What is needed: Read the material below and tally how many lines hold the word "this", giving the number and nothing else.

## begin

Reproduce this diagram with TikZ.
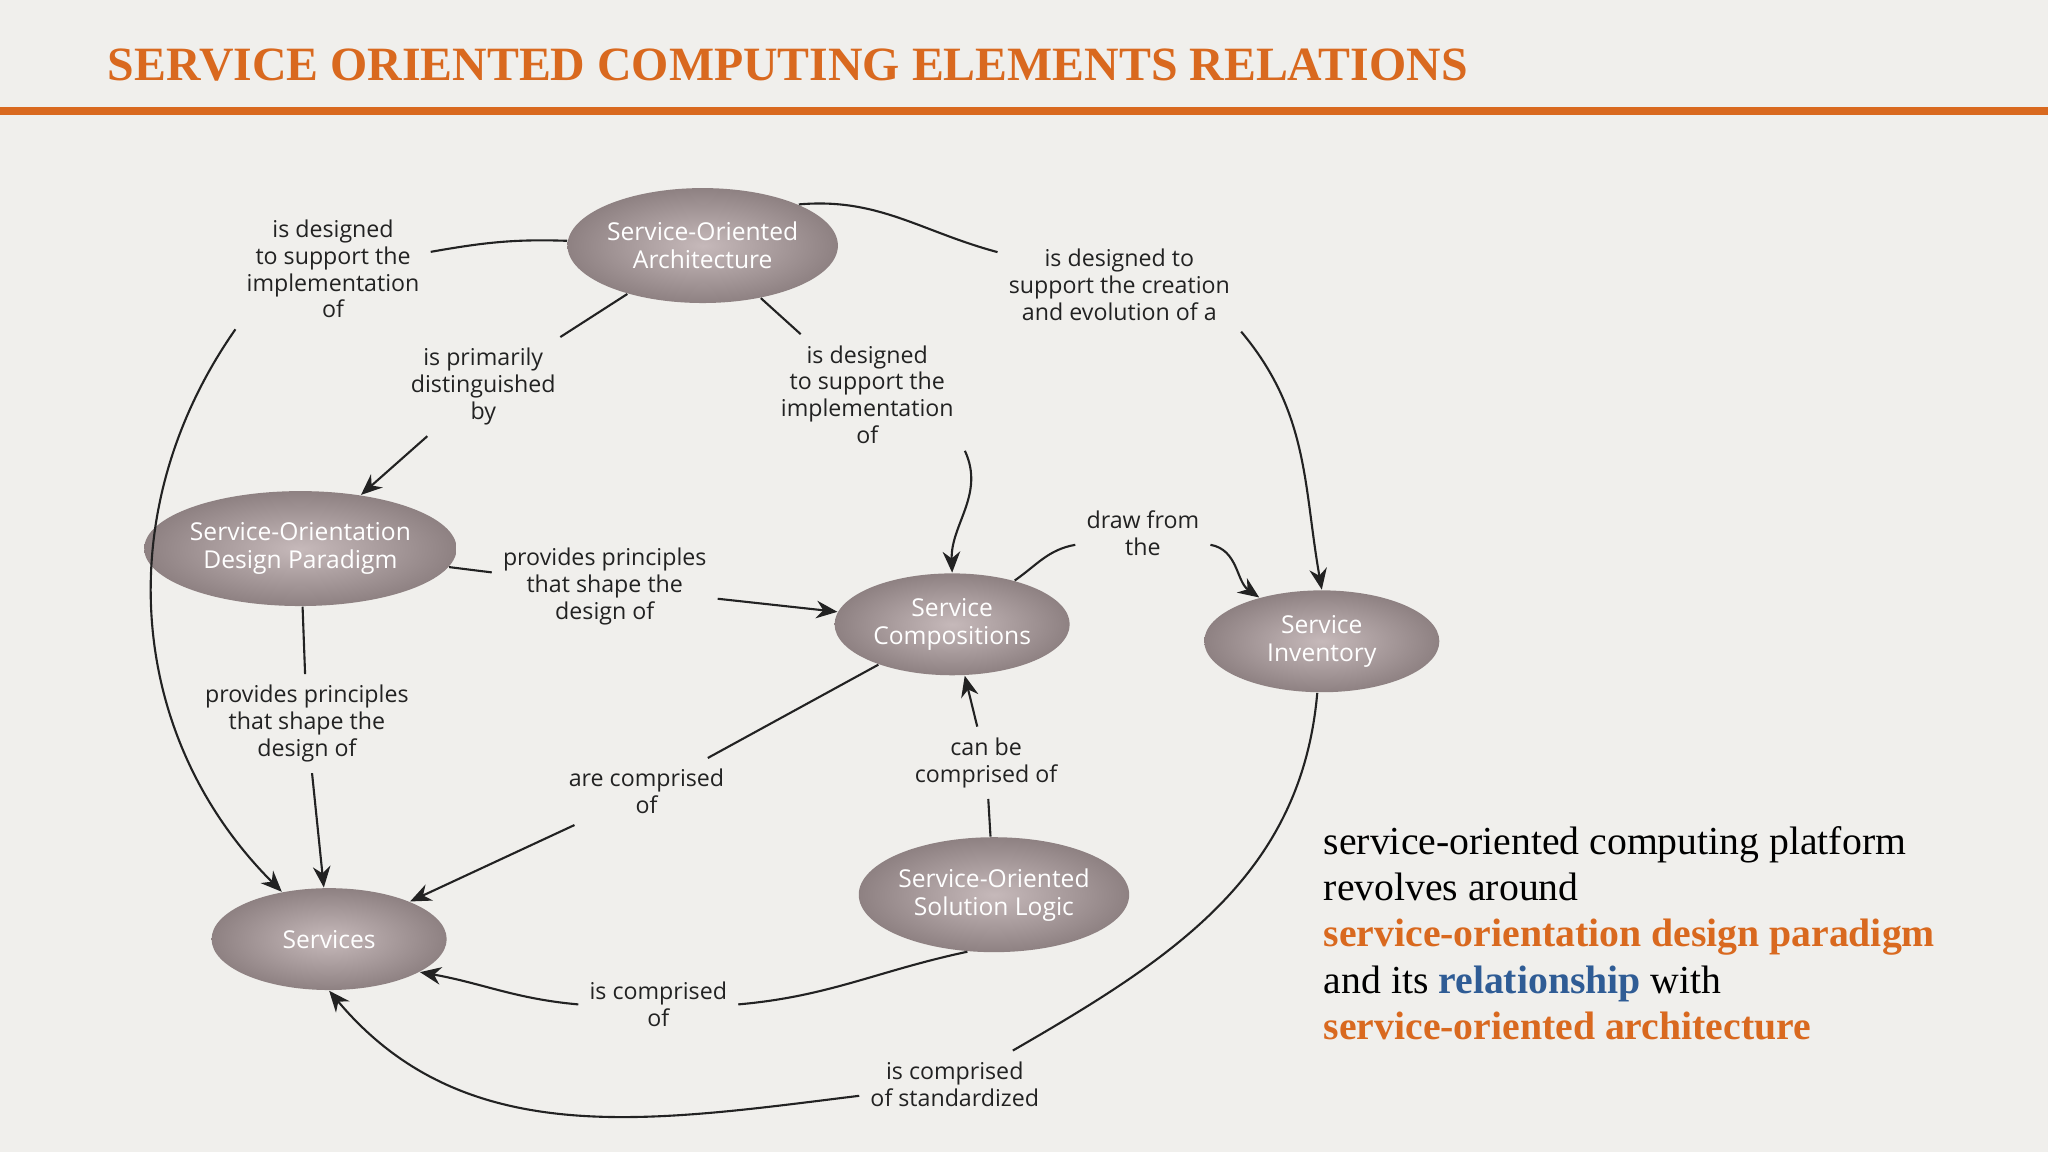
\documentclass[tikz,border=0pt]{standalone}
\usepackage{fontspec}
\setmainfont{Liberation Serif}
\newfontfamily\lab{Open Sans}
\usetikzlibrary{shapes.geometric,arrows.meta}
\definecolor{bg}{HTML}{F0EFEC}
\definecolor{org}{HTML}{D9691F}
\definecolor{blu}{HTML}{2F5C95}
\definecolor{ln}{HTML}{222222}
\definecolor{ei}{HTML}{C6B9BA}
\definecolor{eo}{HTML}{8E8182}
\begin{document}
\begin{tikzpicture}[x=0.013061cm,y=0.013061cm,
  el/.style 2 args={ellipse,inner sep=0pt,inner color=ei,outer color=eo,minimum width=#1*0.013061cm,minimum height=#2*0.013061cm,text=white,font=\lab\fontsize{7}{8}\selectfont,align=center},
  lb/.style={font=\lab\fontsize{6.6}{7.6}\selectfont,align=center,text=ln,inner sep=3pt},
  c/.style={draw=ln,line width=0.6pt},
  a/.style={c,-{Stealth[length=6pt,width=5pt]}}]
\fill[bg] (0,0) rectangle (1568,-882);
\useasboundingbox (0,0) rectangle (1568,-882);
\node[anchor=west,text=org,font=\bfseries\fontsize{13.6}{16}\selectfont,inner sep=0pt] (title) at (82,-50) {SERVICE ORIENTED COMPUTING ELEMENTS RELATIONS};
\fill[org] (0,-82) rectangle (1568,-88);
\node[el={205}{88}] (soa) at (538,-188) {Service-Oriented\\Architecture};
\node[el={205}{88}] (sodp) at (230,-420) {Service-Orientation\\Design Paradigm};
\node[el={180}{78}] (sc) at (729,-478) {Service\\Compositions};
\node[el={180}{78}] (si) at (1012,-491) {Service\\Inventory};
\node[el={180}{78}] (srv) at (252,-719) {Services};
\node[el={205}{88}] (sosl) at (761,-685) {Service-Oriented\\Solution Logic};
\node[lb] (l1) at (255,-206) {is designed\\to support the\\implementation\\of};
\node[lb] (l2) at (370,-296) {is primarily\\distinguished\\by};
\node[lb] (l3) at (664,-302) {is designed\\to support the\\implementation\\of};
\node[lb] (l4) at (857,-218) {is designed to\\support the creation\\and evolution of a};
\node[lb] (l5) at (463,-449) {provides principles\\that shape the\\design of};
\node[lb] (l6) at (235,-554) {provides principles\\that shape the\\design of};
\node[lb] (l7) at (495,-606) {are comprised\\of};
\node[lb] (l8) at (875,-408) {draw from\\the};
\node[lb] (l9) at (755,-584) {can be\\comprised of};
\node[lb] (l10) at (504,-769) {is comprised\\of};
\node[lb] (l11) at (731,-830) {is comprised\\of standardized};
\draw[c] (soa) to[out=178,in=10] (l1);
\draw[a] (l1.south west) to[out=235,in=135] (srv);
\draw[c] (soa) -- (l2);
\draw[a] (l2) -- (sodp);
\draw[c] (soa) -- (l3);
\draw[a] (l3.-30) to[out=-65,in=92] (sc.north);
\draw[c] (soa.north east) to[out=5,in=165] (l4);
\draw[a] (l4.south east) to[out=-50,in=100] (si.north);
\draw[c] (sodp) -- (l5);
\draw[a] (l5) -- (sc);
\draw[c] (sodp) -- (l6);
\draw[a] (l6) -- (srv);
\draw[c] (sc) to[out=35,in=190] (l8);
\draw[a] (l8) to[out=-10,in=145] (si);
\draw[c] (sc) -- (l7);
\draw[a] (l7) -- (srv);
\draw[c] (sosl) -- (l9);
\draw[a] (l9) -- (sc);
\draw[c] (sosl.245) to[out=192,in=5] (l10.east);
\draw[a] (l10.west) to[out=175,in=-10] (srv.-20);
\draw[c] (si) to[out=-95,in=30] (l11);
\draw[a] (l11) to[out=187,in=-50] (srv.south);
\node[anchor=north west,align=left,font=\fontsize{11.3}{13.2}\selectfont,text=black,inner sep=0pt] (txt) at (1013,-632) {service-oriented computing platform\\revolves around\\\textcolor{org}{\bfseries service-orientation design paradigm}\\and its \textcolor{blu}{\bfseries relationship} with\\ \textcolor{org}{\bfseries service-oriented architecture}};
\end{tikzpicture}
\end{document}
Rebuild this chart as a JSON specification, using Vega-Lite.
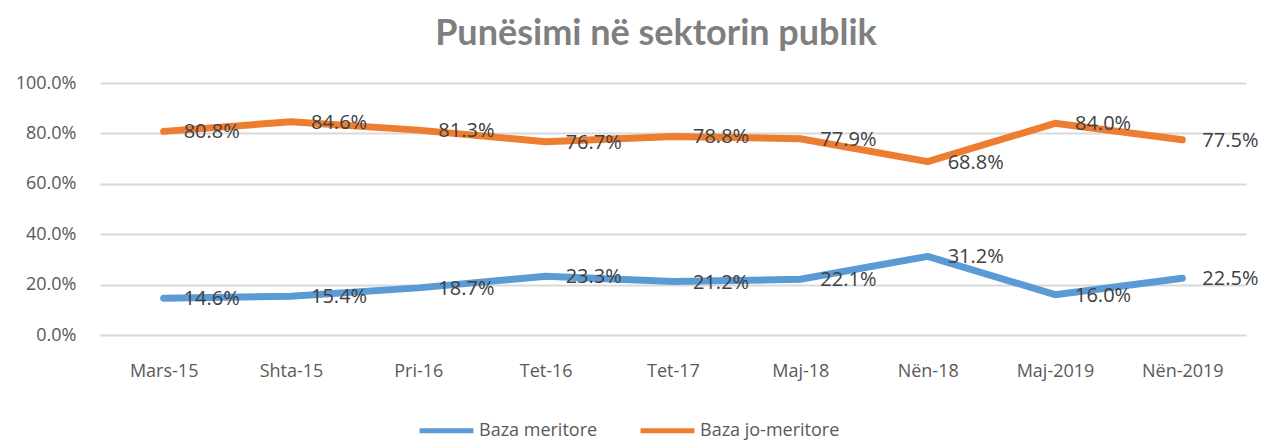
{
  "$schema": "https://vega.github.io/schema/vega-lite/v6.json",
  "width": 1146,
  "height": 252,
  "autosize": {"type": "none"},
  "padding": {"left": 100, "right": 16, "top": 83, "bottom": 108},
  "background": "white",
  "title": {
    "text": "Punësimi në sektorin publik",
    "font": "Lato",
    "fontSize": 36,
    "fontWeight": "bold",
    "color": "#7f7f7f",
    "anchor": "middle",
    "frame": "group",
    "dx": -17,
    "offset": 21
  },
  "config": {
    "view": {"stroke": null},
    "font": "Open Sans"
  },
  "data": {
    "values": [
      {"cat": "Mars-15", "series": "Baza meritore", "value": 0.146},
      {"cat": "Shta-15", "series": "Baza meritore", "value": 0.154},
      {"cat": "Pri-16", "series": "Baza meritore", "value": 0.187},
      {"cat": "Tet-16", "series": "Baza meritore", "value": 0.233},
      {"cat": "Tet-17", "series": "Baza meritore", "value": 0.212},
      {"cat": "Maj-18", "series": "Baza meritore", "value": 0.221},
      {"cat": "Nën-18", "series": "Baza meritore", "value": 0.312},
      {"cat": "Maj-2019", "series": "Baza meritore", "value": 0.160},
      {"cat": "Nën-2019", "series": "Baza meritore", "value": 0.225},
      {"cat": "Mars-15", "series": "Baza jo-meritore", "value": 0.808},
      {"cat": "Shta-15", "series": "Baza jo-meritore", "value": 0.846},
      {"cat": "Pri-16", "series": "Baza jo-meritore", "value": 0.813},
      {"cat": "Tet-16", "series": "Baza jo-meritore", "value": 0.767},
      {"cat": "Tet-17", "series": "Baza jo-meritore", "value": 0.788},
      {"cat": "Maj-18", "series": "Baza jo-meritore", "value": 0.779},
      {"cat": "Nën-18", "series": "Baza jo-meritore", "value": 0.688},
      {"cat": "Maj-2019", "series": "Baza jo-meritore", "value": 0.840},
      {"cat": "Nën-2019", "series": "Baza jo-meritore", "value": 0.775}
    ]
  },
  "encoding": {
    "x": {
      "field": "cat",
      "type": "nominal",
      "sort": null,
      "scale": {"paddingInner": 0, "paddingOuter": 0},
      "axis": {
        "title": null,
        "labelAngle": 0,
        "ticks": false,
        "domain": false,
        "labelFontSize": 18,
        "labelColor": "#595959",
        "labelPadding": 27
      }
    },
    "y": {
      "field": "value",
      "type": "quantitative",
      "scale": {"domain": [0, 1], "nice": false},
      "axis": {
        "title": null,
        "format": ".1%",
        "values": [0, 0.2, 0.4, 0.6, 0.8, 1.0],
        "labelOverlap": false,
        "ticks": false,
        "domain": false,
        "labelFontSize": 18,
        "labelColor": "#595959",
        "labelPadding": 24,
        "gridColor": "#d9d9d9",
        "gridWidth": 2
      }
    },
    "color": {
      "field": "series",
      "type": "nominal",
      "sort": ["Baza meritore", "Baza jo-meritore"],
      "scale": {"domain": ["Baza meritore", "Baza jo-meritore"], "range": ["#5b9bd5", "#ed7d31"]},
      "legend": {
        "title": null,
        "orient": "none",
        "legendX": 317,
        "legendY": 318,
        "direction": "horizontal",
        "symbolType": "stroke",
        "symbolStrokeWidth": 5,
        "symbolSize": 2900,
        "labelFontSize": 18,
        "labelColor": "#595959",
        "labelOffset": 3,
        "columnPadding": 32
      }
    }
  },
  "layer": [
    {
      "mark": {"type": "line", "strokeWidth": 7, "strokeCap": "round", "strokeJoin": "round"}
    },
    {
      "mark": {"type": "text", "align": "left", "baseline": "middle", "dx": 20, "dy": 1, "fontSize": 20, "color": "#404040"},
      "encoding": {
        "text": {"field": "value", "type": "quantitative", "format": ".1%"},
        "color": {"value": "#404040"}
      }
    }
  ]
}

## end

Worked solution: 2